To find out why, Linda Rottenberg, the cofounder and CEO of Endeavor, studied more than 200 entrepreneurs in Argentina. Her team asked tech entrepreneurs who inspired them, invested in them, and mentoring them, and mapped the network. Endeavor's director of insight, Rhett Morris, sums up the results: "One of the drivers behind the growth of the tech sector in Buenos Aires was that successful entrepreneurs were paying it forward."

Here's the network map. Connections are lines; companies are bubbles:
2014-08-25-networkmap.png

The larger the bubble, the greater the founder's contributions to entrepreneurship. "What this graphic shows is that most of the companies trace their inspiration -- and in some cases their existence -- to a handful of more established companies," explains Rottenberg (whose forthcoming book, Crazy is a Compliment, is a terrific read on high-impact entrepreneurship). "Fewer than 10 entrepreneurs helped spawn a community more than 20 times their size."

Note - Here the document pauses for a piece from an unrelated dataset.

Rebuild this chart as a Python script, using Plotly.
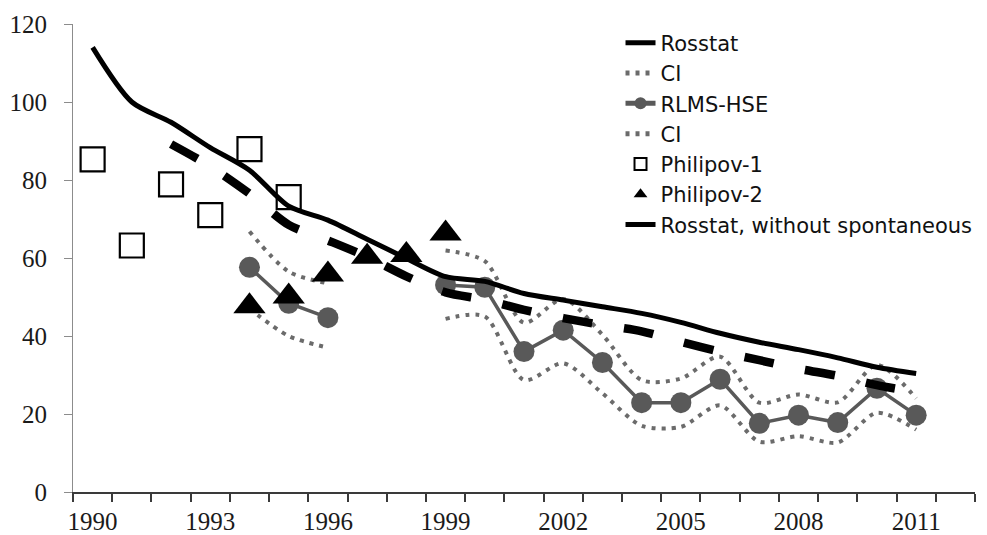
import plotly.graph_objects as go

rosstat_years = list(range(1990, 2012))
rosstat = [114, 100, 94.8, 88.3, 82.5, 73.3, 69.7, 64.8, 59.9, 55.2, 54.0,
           50.9, 49.2, 47.5, 45.8, 43.5, 40.7, 38.4, 36.5, 34.4, 32.0, 30.4]

rosstat_wo_years = list(range(1992, 2012))
rosstat_wo = [89.2, 83.5, 76.5, 68.5, 64.5, 60.3, 55.3, 51.2, 49.3, 46.7,
              44.6, 42.8, 41.2, 38.5, 36.0, 33.8, 31.6, 29.8, 27.4, 25.6]

rlms_years = list(range(1994, 2012))
rlms = [57.6, 48.4, 44.7, None, None, 53.1, 52.5, 36.0, 41.5, 33.2, 22.9,
        22.9, 28.9, 17.6, 19.7, 17.8, 26.6, 19.7]
ci_upper = [66.8, 56.5, 53.5, None, None, 61.9, 59.2, 43.4, 49.5, 40.3, 28.7,
            29.1, 34.7, 22.9, 25.0, 23.0, 32.6, 24.0]
ci_lower = [47.0, 40.0, 37.0, None, None, 44.4, 45.0, 28.7, 33.0, 25.3, 17.0,
            16.7, 22.2, 12.9, 14.3, 12.7, 20.3, 16.0]

phil1_years = list(range(1990, 1996))
phil1 = [85.3, 63.2, 78.9, 71.0, 87.9, 75.6]

phil2_years = list(range(1994, 2000))
phil2 = [47.6, 50.1, 55.8, 60.3, 60.8, 66.3]

x_tick_years = [1990, 1993, 1996, 1999, 2002, 2005, 2008, 2011]
y_ticks = [0, 20, 40, 60, 80, 100, 120]

LEG_FONT = dict(family="DejaVu Sans", size=21, color="#111111")
AX_FONT = dict(family="Liberation Serif", size=25, color="#1a1a1a")
GRAY = "#595959"
DOT_GRAY = "#6b6b6b"

fig = go.Figure()

fig.add_trace(go.Scatter(
    x=phil1_years, y=phil1, mode="markers", name="Philipov-1", legendrank=5,
    marker=dict(symbol="square", size=24, color="white",
                line=dict(color="black", width=2.2)),
))
fig.add_trace(go.Scatter(
    x=rlms_years, y=ci_upper, mode="lines", name="CI", legendrank=2,
    line=dict(color=DOT_GRAY, width=4, dash="4px,6px", shape="spline", smoothing=0.8),
    connectgaps=False,
))
fig.add_trace(go.Scatter(
    x=rlms_years, y=ci_lower, mode="lines", name="CI", legendrank=4,
    line=dict(color=DOT_GRAY, width=4, dash="4px,6px", shape="spline", smoothing=0.8),
    connectgaps=False,
))
fig.add_trace(go.Scatter(
    x=rlms_years, y=rlms, mode="lines+markers", name="RLMS-HSE", legendrank=3,
    line=dict(color=GRAY, width=3.5),
    marker=dict(symbol="circle", size=21, color=GRAY),
    connectgaps=False,
))
fig.add_trace(go.Scatter(
    x=phil2_years, y=phil2, mode="markers", name="Philipov-2", legendrank=6,
    marker=dict(symbol="triangle-up", size=28, color="black"),
))
fig.add_trace(go.Scatter(
    x=rosstat_years, y=rosstat, mode="lines", name="Rosstat", legendrank=1,
    line=dict(color="black", width=5, shape="spline", smoothing=0.8),
))
fig.add_trace(go.Scatter(
    x=rosstat_wo_years, y=rosstat_wo, mode="lines", name="Rosstat, without spontaneous",
    legendrank=7,
    line=dict(color="black", width=8.5, dash="30px,32px", shape="spline", smoothing=0.8),
))

fig.update_layout(
    width=987, height=535,
    margin=dict(l=73, r=12, t=24, b=43, autoexpand=False),
    paper_bgcolor="white", plot_bgcolor="white",
    showlegend=True,
    legend=dict(
        x=0.607, y=1.003, xanchor="left", yanchor="top",
        font=LEG_FONT, bgcolor="rgba(0,0,0,0)", borderwidth=0,
        traceorder="normal", itemsizing="constant",
        tracegroupgap=0,
    ),
    xaxis=dict(
        range=[1989.5, 2012.5], tickmode="array", tickvals=x_tick_years,
        ticktext=[str(y) for y in x_tick_years],
        ticks="", showgrid=False, zeroline=False, automargin=False,
        showline=True, linecolor="#3a3a3a", linewidth=1.5,
        tickfont=AX_FONT, ticklabelstandoff=6,
        minor=dict(tickmode="linear", tick0=1989.5, dtick=1, ticks="outside",
                   ticklen=8, tickwidth=1.5, tickcolor="#3a3a3a", showgrid=False),
        fixedrange=True,
    ),
    yaxis=dict(
        range=[0, 120], tickmode="array", tickvals=y_ticks,
        ticks="outside", ticklen=8, tickwidth=1, tickcolor="#8c8c8c",
        showgrid=False, zeroline=False, automargin=False,
        showline=True, linecolor="#8c8c8c", linewidth=1.2,
        tickfont=AX_FONT, ticklabelstandoff=12,
        fixedrange=True,
    ),
)

fig.write_html(
    "out.html",
    config={"displayModeBar": False},
    post_script="document.body.style.margin='0';document.body.style.overflow='hidden';",
)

This is the stuff that legacies are made of. And it's why Bill Gates will be remembered: He has opened doors for many entrepreneurs and individuals to contribute to their own communities.
If Jobs had lived longer, would he have given more? Maybe. Is it possible that he was already a philanthropist but did it anonymously? Maybe. With the limited window that he had, was inventing and perfecting new technologies a more important contribution than giving his time and money away? Maybe.
When 1,000 Argentinian entrepreneurs identified the person who inspired them most, Bill Gates came in third. Steve Jobs was first. But research demonstrates a death positivity bias: Our evaluations of great leaders become more favorable when they're no longer alive. I'm willing to bet that over time, their positions will reverse.